Investing your money does not necessarily mean bearing a high risk to lose your money. If you are a beginner investor, there are plenty low risk investment products that you can choose. While saving cash in your bank might make you feel save, hidden costs of inflation may slowly eat up your safety cash. Get to know a low risk investment instruments is a good start to be familiar with investing world.
So, what are the four low-risk instruments that are suitable for beginner investors?
As a traditional investment instrument championed by our parents’ generation, gold has been a familiar go-to investment purchase in Indonesia. Gold is an investment instrument that can withstand the rate of inflation and suitable for who want to invest for a long term over 5 years. We can buy gold digitally or physically in the form of gold bullion depending on our individual preferences.
Being a low risk instrument protected by the Deposit Insurance Corporation (LPS), deposit account gives a higher interest than savings account. This is because they cannot withdraw money before maturity. The yields, however, are not as high as the other investment instruments.
Money Market Funds
This instrument will be managed by investment managers in the form of money market instruments, such as deposits or securities with a maturity of less than one year. The yields given can be said to be decent and slightly larger than deposits.
The government through the Ministry of Finance offers debt securities (bonds) to individual investors through distribution partners in the primary market.

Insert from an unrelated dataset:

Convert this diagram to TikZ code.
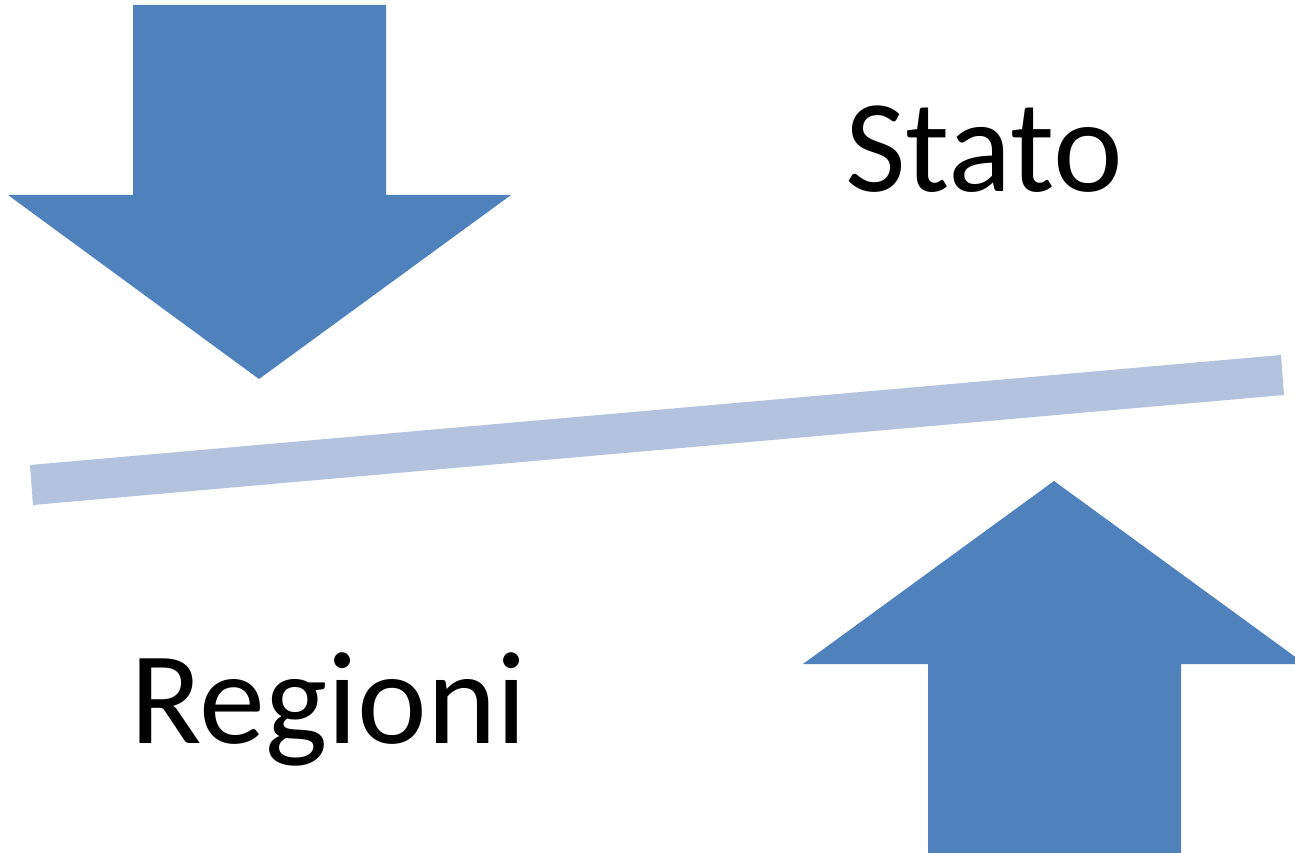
\documentclass[tikz,border=0pt]{standalone}
\usepackage{fontspec}
\setmainfont{Carlito}
\definecolor{arrowblue}{HTML}{4F81BD}
\definecolor{barblue}{HTML}{B3C2DD}
\begin{document}
\begin{tikzpicture}[x=1pt,y=-1pt,
  bigarrow/.style={fill=arrowblue,draw=none},
  label/.style={inner sep=0pt,anchor=base west,font=\fontsize{132}{140}\selectfont}]
\useasboundingbox (0,0) rectangle (1295,853);
\fill[white] (0,0) rectangle (1295,853);
% down arrow
\path[bigarrow] (133,5) -- (386,5) -- (386,195) -- (511,195) -- (259,379) -- (8,195) -- (133,195) -- cycle;
% bar
\fill[barblue] (30,465) -- (1281,355) -- (1284,395) -- (33,505) -- cycle;
% up arrow
\path[bigarrow] (928,853) -- (928,664) -- (803,664) -- (1054,481) -- (1305,664) -- (1181,664) -- (1181,853) -- cycle;
\node[label] (stato) at (845,192) {Stato};
\node[label] (regioni) at (130,743) {Regioni};
\end{tikzpicture}
\end{document}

The yields offered by these bonds depend on the initial agreement at the time of issuance, generally being issued with a range of 6-8.5% per annum with various maturities.
These four instruments could be a starting point for you start investing while avoiding high fluctuations in your savings value. As you gain experience in various portfolio, hopefully you would be more knowledgable and confident to invest in stock market, which has a higher risk appetite.